* BEGIN DATA SECTION *

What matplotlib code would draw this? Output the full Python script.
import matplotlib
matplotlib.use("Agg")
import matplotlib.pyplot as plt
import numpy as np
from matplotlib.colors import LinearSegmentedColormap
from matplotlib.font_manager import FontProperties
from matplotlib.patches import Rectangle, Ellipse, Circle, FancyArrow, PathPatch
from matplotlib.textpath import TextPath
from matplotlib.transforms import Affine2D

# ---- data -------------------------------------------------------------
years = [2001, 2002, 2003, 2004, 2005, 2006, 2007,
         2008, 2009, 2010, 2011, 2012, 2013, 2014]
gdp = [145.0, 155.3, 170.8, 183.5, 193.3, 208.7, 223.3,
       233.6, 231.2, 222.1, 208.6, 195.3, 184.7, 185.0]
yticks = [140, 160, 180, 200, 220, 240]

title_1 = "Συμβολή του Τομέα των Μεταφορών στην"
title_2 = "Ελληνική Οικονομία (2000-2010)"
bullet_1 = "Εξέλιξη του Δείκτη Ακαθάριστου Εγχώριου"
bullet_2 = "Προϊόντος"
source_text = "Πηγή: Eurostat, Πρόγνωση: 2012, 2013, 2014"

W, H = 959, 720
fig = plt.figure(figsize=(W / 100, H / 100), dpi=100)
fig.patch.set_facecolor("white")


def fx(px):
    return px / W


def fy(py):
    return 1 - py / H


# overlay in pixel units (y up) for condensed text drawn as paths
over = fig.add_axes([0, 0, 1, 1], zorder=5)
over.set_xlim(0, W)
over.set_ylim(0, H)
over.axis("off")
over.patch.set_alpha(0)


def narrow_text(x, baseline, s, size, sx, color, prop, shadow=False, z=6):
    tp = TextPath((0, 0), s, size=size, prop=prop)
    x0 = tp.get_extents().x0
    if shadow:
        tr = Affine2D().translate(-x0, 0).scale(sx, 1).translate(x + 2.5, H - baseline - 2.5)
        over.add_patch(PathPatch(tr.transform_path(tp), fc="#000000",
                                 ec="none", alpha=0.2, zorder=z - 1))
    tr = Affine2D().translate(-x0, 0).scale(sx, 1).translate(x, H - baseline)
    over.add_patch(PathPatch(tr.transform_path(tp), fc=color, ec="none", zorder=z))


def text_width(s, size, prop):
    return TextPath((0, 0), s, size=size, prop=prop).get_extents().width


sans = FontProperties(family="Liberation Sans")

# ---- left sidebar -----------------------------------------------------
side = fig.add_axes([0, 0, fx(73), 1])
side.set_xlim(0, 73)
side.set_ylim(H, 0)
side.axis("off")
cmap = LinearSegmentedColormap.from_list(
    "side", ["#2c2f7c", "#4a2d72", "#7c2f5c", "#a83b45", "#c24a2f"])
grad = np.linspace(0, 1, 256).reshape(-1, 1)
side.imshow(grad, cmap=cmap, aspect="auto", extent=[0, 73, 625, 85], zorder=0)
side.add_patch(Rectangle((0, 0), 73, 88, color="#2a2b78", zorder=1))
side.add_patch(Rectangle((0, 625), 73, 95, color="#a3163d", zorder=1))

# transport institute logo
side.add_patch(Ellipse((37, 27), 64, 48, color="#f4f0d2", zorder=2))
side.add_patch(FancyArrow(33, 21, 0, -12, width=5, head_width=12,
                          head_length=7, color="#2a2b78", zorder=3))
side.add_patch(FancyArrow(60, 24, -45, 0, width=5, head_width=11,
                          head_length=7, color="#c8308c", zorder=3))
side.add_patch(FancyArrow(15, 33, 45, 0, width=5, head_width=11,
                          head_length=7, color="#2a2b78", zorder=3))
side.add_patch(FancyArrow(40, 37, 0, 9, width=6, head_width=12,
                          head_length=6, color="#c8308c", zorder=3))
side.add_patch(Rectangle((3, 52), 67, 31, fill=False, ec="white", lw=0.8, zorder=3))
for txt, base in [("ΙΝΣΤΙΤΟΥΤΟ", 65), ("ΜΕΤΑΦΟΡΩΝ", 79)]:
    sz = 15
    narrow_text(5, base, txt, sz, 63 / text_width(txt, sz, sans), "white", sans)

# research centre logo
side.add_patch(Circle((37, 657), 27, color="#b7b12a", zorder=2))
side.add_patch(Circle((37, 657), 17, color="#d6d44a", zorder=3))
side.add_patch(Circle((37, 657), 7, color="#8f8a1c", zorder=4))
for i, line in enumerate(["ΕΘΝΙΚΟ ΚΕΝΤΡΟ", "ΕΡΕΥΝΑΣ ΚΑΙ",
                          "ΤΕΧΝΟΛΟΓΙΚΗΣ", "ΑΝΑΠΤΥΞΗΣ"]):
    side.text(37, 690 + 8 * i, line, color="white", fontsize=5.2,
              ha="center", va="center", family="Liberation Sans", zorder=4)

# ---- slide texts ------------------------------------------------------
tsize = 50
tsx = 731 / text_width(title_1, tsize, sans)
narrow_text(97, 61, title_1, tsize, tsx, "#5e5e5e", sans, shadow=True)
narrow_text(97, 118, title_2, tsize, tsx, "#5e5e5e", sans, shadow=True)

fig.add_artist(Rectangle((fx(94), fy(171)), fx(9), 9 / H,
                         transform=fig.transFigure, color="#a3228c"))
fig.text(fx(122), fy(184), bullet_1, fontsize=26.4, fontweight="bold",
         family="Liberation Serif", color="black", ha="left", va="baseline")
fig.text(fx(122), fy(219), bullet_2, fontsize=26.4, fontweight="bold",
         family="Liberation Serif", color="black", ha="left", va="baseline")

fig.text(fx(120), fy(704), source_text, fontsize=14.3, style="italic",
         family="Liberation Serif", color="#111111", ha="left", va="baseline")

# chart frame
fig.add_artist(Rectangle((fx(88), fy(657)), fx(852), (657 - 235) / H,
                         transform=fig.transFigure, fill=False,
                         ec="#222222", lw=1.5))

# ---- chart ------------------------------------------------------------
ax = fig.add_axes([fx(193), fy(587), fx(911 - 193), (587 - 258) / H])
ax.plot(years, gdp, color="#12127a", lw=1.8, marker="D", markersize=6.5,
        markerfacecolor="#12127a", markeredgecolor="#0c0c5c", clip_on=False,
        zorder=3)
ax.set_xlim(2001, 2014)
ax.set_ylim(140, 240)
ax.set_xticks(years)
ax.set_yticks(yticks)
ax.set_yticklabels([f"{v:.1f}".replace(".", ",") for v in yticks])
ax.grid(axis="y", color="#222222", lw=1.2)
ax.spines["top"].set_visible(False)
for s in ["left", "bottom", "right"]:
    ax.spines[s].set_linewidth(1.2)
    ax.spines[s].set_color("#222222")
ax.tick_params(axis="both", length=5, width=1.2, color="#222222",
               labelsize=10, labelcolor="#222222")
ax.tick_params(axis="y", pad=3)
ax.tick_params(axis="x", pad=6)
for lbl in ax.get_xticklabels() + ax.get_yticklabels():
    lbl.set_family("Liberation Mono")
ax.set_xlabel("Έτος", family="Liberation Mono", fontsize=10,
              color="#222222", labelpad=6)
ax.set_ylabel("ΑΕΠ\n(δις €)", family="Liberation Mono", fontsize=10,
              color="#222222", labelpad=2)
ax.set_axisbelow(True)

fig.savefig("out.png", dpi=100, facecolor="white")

* END DATA SECTION *
* BEGIN DATA SECTION *

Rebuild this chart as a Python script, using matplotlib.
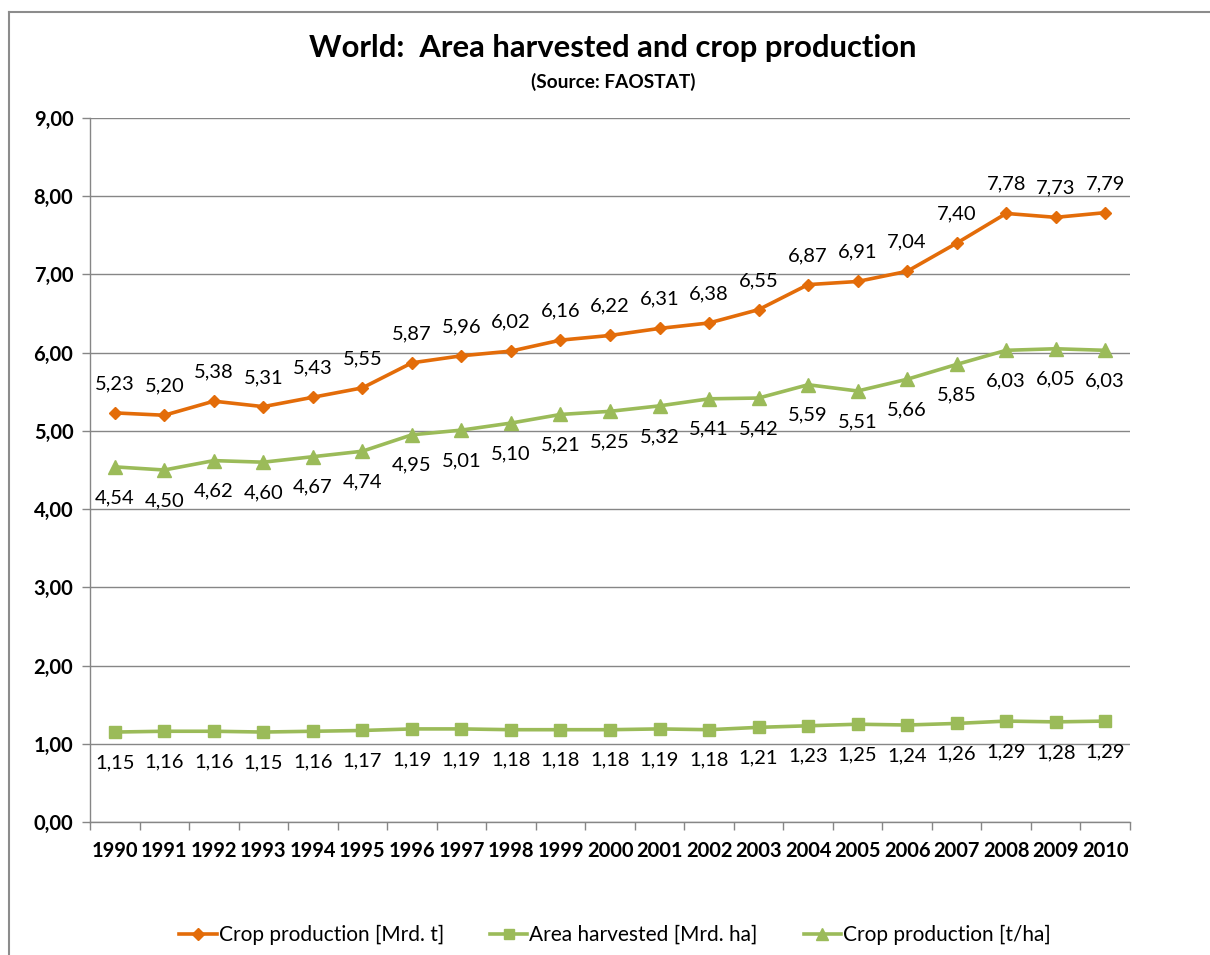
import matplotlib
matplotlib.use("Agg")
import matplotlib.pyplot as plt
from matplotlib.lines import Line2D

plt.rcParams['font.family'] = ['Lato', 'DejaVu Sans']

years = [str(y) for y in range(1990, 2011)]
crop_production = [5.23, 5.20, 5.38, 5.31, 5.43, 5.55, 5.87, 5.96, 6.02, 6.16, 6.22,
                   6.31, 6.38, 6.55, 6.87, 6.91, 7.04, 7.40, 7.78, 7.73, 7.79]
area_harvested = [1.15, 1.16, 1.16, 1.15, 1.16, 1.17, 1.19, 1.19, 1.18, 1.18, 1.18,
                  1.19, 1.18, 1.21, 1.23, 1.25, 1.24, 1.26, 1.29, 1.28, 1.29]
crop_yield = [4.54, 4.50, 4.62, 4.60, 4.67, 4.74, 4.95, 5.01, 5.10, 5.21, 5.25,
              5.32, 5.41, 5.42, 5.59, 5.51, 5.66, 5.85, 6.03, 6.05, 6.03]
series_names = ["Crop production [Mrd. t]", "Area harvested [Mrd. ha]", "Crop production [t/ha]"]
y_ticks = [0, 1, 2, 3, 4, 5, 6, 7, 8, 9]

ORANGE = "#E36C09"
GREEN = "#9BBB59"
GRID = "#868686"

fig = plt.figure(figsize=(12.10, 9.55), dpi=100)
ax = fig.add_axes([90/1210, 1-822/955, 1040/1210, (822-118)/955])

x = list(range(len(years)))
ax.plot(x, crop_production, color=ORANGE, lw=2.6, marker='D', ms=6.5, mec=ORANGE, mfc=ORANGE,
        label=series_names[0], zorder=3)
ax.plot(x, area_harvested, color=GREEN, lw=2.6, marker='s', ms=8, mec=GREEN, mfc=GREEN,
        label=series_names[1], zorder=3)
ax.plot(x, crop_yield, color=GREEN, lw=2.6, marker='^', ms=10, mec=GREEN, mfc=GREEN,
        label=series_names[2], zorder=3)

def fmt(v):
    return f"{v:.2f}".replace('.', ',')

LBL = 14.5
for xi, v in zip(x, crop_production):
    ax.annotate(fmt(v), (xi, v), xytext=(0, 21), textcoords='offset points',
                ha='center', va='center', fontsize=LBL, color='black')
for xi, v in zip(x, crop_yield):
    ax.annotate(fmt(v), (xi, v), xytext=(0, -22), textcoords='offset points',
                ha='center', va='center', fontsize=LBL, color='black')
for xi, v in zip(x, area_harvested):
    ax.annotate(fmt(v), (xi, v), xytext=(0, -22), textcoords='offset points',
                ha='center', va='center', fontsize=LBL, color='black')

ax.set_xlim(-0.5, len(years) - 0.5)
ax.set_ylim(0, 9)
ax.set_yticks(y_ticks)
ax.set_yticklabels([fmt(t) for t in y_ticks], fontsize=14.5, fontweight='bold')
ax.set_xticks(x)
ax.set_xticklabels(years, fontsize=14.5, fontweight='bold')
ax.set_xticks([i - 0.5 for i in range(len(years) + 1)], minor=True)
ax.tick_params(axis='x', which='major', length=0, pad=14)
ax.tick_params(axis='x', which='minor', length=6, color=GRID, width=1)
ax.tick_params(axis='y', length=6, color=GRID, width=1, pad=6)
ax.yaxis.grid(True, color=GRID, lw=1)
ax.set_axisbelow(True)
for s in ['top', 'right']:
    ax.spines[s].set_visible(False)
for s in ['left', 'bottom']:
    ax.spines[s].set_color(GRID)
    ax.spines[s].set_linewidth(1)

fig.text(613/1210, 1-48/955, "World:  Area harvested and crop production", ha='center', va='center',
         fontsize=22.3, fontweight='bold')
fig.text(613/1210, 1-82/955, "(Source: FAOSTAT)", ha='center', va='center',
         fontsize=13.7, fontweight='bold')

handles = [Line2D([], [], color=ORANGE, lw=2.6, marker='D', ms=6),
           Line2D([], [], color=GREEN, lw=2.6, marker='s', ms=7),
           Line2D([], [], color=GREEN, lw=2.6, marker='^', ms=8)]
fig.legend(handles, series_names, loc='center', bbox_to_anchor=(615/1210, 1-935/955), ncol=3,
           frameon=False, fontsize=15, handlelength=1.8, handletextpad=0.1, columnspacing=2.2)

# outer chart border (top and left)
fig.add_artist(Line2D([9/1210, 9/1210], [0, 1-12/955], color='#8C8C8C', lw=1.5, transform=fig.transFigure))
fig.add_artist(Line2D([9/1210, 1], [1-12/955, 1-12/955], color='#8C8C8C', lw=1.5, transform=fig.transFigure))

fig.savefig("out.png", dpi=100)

* END DATA SECTION *

- _GOAL_: Using the entries above, return exactly the lines from the line with "What matplotlib code" to the line with "over.patch.set_alpha(0)", counting both of those lines.

- _SOLUTION_:
What matplotlib code would draw this? Output the full Python script.
import matplotlib
matplotlib.use("Agg")
import matplotlib.pyplot as plt
import numpy as np
from matplotlib.colors import LinearSegmentedColormap
from matplotlib.font_manager import FontProperties
from matplotlib.patches import Rectangle, Ellipse, Circle, FancyArrow, PathPatch
from matplotlib.textpath import TextPath
from matplotlib.transforms import Affine2D

# ---- data -------------------------------------------------------------
years = [2001, 2002, 2003, 2004, 2005, 2006, 2007,
         2008, 2009, 2010, 2011, 2012, 2013, 2014]
gdp = [145.0, 155.3, 170.8, 183.5, 193.3, 208.7, 223.3,
       233.6, 231.2, 222.1, 208.6, 195.3, 184.7, 185.0]
yticks = [140, 160, 180, 200, 220, 240]

title_1 = "Συμβολή του Τομέα των Μεταφορών στην"
title_2 = "Ελληνική Οικονομία (2000-2010)"
bullet_1 = "Εξέλιξη του Δείκτη Ακαθάριστου Εγχώριου"
bullet_2 = "Προϊόντος"
source_text = "Πηγή: Eurostat, Πρόγνωση: 2012, 2013, 2014"

W, H = 959, 720
fig = plt.figure(figsize=(W / 100, H / 100), dpi=100)
fig.patch.set_facecolor("white")


def fx(px):
    return px / W


def fy(py):
    return 1 - py / H


# overlay in pixel units (y up) for condensed text drawn as paths
over = fig.add_axes([0, 0, 1, 1], zorder=5)
over.set_xlim(0, W)
over.set_ylim(0, H)
over.axis("off")
over.patch.set_alpha(0)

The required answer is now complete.